◆ Goal ◆
Please restate, exactly as written, the lines running from the beginning of the material through the line that has "(a-le) at (20,239)" in it.

——

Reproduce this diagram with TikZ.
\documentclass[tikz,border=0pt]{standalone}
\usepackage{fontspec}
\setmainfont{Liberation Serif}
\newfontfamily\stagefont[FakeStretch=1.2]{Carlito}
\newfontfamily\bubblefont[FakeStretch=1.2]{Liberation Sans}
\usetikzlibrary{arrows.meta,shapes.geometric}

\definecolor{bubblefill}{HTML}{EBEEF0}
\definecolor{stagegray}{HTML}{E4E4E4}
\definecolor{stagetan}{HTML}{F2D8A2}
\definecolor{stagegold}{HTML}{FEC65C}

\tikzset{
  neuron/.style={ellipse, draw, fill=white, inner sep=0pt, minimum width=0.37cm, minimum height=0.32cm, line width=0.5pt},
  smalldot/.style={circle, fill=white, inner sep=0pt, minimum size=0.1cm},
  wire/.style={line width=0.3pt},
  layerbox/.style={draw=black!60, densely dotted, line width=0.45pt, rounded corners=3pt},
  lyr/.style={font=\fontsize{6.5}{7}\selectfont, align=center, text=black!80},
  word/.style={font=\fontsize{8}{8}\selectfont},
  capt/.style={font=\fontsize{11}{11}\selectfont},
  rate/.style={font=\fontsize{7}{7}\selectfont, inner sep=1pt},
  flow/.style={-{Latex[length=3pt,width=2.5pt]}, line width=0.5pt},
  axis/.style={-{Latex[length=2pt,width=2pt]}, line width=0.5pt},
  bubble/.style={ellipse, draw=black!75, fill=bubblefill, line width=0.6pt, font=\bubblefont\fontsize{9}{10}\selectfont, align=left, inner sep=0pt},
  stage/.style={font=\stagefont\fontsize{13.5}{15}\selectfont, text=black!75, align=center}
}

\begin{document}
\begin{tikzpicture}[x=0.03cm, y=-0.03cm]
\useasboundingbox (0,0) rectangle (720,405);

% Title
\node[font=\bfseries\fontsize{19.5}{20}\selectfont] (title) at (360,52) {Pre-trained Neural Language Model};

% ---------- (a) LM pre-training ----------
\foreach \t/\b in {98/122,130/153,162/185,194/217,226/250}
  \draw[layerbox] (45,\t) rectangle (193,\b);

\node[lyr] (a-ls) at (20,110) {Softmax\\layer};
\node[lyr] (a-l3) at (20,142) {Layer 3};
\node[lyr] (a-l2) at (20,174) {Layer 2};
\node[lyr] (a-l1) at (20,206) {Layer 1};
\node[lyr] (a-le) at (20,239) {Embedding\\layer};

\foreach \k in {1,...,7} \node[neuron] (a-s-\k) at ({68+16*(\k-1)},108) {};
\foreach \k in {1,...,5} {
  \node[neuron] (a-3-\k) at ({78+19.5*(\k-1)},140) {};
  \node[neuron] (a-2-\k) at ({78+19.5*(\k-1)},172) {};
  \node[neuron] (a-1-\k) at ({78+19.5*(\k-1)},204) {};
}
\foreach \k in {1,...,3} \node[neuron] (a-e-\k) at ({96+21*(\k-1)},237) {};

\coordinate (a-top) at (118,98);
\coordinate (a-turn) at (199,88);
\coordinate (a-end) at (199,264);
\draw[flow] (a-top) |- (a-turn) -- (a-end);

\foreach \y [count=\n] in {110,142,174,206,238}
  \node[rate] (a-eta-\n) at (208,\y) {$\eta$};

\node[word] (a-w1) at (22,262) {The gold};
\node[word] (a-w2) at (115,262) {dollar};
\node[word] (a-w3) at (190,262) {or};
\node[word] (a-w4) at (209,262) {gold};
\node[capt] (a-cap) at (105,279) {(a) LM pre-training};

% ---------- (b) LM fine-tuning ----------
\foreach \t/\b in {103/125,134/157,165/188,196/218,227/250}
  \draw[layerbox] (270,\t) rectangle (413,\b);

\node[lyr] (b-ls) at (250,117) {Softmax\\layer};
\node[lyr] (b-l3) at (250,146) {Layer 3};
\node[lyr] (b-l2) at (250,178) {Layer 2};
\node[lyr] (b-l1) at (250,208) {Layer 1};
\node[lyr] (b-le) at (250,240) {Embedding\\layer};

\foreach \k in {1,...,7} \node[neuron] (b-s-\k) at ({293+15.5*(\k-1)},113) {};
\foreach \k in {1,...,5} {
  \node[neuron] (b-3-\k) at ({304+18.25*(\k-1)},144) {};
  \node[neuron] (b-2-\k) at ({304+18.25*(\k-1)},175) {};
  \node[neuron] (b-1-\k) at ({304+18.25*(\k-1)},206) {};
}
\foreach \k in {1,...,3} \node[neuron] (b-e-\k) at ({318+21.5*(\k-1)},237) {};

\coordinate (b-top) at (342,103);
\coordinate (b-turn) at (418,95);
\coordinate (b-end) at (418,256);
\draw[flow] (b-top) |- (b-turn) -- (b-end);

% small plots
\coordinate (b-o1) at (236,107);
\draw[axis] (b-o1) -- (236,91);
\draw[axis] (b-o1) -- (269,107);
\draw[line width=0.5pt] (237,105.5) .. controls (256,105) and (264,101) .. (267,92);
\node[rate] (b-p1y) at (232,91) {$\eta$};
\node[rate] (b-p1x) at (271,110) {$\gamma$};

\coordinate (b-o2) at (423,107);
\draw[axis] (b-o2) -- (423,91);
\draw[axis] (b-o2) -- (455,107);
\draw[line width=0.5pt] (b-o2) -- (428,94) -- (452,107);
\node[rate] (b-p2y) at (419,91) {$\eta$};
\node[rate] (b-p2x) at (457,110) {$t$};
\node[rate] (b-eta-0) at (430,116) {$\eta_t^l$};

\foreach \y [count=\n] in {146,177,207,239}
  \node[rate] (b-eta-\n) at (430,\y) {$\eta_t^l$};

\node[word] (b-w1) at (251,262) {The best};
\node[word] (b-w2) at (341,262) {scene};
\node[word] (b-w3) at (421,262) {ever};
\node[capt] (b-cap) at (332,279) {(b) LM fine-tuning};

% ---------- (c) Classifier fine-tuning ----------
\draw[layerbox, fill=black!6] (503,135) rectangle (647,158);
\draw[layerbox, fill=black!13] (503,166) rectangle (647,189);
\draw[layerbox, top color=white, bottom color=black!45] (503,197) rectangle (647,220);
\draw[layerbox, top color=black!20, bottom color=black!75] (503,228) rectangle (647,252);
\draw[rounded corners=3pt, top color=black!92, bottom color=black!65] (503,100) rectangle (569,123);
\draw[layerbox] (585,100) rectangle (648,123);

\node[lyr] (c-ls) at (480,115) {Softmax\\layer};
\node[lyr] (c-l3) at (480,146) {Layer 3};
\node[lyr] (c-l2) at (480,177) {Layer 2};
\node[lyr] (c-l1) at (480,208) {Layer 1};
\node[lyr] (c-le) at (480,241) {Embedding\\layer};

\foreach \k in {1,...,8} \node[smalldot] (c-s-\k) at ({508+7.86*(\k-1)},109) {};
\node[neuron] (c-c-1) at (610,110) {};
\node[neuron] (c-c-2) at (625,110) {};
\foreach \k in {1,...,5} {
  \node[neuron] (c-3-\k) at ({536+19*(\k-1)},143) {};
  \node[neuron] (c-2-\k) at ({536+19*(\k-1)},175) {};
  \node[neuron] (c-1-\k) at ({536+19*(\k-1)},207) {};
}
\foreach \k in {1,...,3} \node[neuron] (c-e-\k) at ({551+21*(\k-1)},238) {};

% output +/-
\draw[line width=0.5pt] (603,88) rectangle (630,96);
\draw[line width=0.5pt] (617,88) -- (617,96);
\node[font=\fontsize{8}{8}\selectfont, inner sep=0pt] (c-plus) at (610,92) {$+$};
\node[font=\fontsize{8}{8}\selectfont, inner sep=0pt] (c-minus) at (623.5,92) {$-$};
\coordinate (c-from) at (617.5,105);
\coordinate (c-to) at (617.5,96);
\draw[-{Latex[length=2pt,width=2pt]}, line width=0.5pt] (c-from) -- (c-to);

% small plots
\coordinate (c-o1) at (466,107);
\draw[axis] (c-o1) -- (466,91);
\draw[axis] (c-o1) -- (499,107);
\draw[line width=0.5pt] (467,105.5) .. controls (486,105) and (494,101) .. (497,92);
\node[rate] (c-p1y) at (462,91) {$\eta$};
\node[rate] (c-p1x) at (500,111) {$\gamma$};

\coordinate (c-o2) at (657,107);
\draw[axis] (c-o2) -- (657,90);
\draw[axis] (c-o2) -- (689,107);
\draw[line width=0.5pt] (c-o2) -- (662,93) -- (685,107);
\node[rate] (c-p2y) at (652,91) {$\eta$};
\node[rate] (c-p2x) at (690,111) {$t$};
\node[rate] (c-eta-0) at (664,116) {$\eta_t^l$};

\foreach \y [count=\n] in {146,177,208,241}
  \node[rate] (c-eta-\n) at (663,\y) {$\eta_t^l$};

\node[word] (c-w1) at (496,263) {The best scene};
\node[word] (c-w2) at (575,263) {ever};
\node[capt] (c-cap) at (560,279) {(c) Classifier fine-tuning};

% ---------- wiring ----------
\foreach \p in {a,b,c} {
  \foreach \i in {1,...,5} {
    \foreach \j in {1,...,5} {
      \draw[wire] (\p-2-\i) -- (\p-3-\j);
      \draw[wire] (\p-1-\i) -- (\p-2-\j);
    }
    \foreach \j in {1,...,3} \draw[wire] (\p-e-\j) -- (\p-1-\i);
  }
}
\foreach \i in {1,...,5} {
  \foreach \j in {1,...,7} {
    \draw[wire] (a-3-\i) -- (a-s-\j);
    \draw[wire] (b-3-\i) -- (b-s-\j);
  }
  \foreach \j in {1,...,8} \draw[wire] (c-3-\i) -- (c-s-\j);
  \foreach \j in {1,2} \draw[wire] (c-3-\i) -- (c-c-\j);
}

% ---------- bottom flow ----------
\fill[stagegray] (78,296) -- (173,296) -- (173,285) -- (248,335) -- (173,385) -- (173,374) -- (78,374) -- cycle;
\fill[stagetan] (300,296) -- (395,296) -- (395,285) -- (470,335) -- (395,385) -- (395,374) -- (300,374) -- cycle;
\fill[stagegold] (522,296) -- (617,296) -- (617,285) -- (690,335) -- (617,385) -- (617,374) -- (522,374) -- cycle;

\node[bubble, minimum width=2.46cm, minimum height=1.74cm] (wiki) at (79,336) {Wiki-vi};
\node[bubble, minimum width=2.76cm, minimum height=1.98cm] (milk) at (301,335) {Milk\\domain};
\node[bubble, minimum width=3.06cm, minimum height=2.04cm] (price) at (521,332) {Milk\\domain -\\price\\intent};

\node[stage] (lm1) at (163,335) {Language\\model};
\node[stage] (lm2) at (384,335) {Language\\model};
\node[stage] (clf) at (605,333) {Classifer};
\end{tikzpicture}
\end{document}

——

◆ Worked solution ◆
Reproduce this diagram with TikZ.
\documentclass[tikz,border=0pt]{standalone}
\usepackage{fontspec}
\setmainfont{Liberation Serif}
\newfontfamily\stagefont[FakeStretch=1.2]{Carlito}
\newfontfamily\bubblefont[FakeStretch=1.2]{Liberation Sans}
\usetikzlibrary{arrows.meta,shapes.geometric}

\definecolor{bubblefill}{HTML}{EBEEF0}
\definecolor{stagegray}{HTML}{E4E4E4}
\definecolor{stagetan}{HTML}{F2D8A2}
\definecolor{stagegold}{HTML}{FEC65C}

\tikzset{
  neuron/.style={ellipse, draw, fill=white, inner sep=0pt, minimum width=0.37cm, minimum height=0.32cm, line width=0.5pt},
  smalldot/.style={circle, fill=white, inner sep=0pt, minimum size=0.1cm},
  wire/.style={line width=0.3pt},
  layerbox/.style={draw=black!60, densely dotted, line width=0.45pt, rounded corners=3pt},
  lyr/.style={font=\fontsize{6.5}{7}\selectfont, align=center, text=black!80},
  word/.style={font=\fontsize{8}{8}\selectfont},
  capt/.style={font=\fontsize{11}{11}\selectfont},
  rate/.style={font=\fontsize{7}{7}\selectfont, inner sep=1pt},
  flow/.style={-{Latex[length=3pt,width=2.5pt]}, line width=0.5pt},
  axis/.style={-{Latex[length=2pt,width=2pt]}, line width=0.5pt},
  bubble/.style={ellipse, draw=black!75, fill=bubblefill, line width=0.6pt, font=\bubblefont\fontsize{9}{10}\selectfont, align=left, inner sep=0pt},
  stage/.style={font=\stagefont\fontsize{13.5}{15}\selectfont, text=black!75, align=center}
}

\begin{document}
\begin{tikzpicture}[x=0.03cm, y=-0.03cm]
\useasboundingbox (0,0) rectangle (720,405);

% Title
\node[font=\bfseries\fontsize{19.5}{20}\selectfont] (title) at (360,52) {Pre-trained Neural Language Model};

% ---------- (a) LM pre-training ----------
\foreach \t/\b in {98/122,130/153,162/185,194/217,226/250}
  \draw[layerbox] (45,\t) rectangle (193,\b);

\node[lyr] (a-ls) at (20,110) {Softmax\\layer};
\node[lyr] (a-l3) at (20,142) {Layer 3};
\node[lyr] (a-l2) at (20,174) {Layer 2};
\node[lyr] (a-l1) at (20,206) {Layer 1};
\node[lyr] (a-le) at (20,239) {Embedding\\layer};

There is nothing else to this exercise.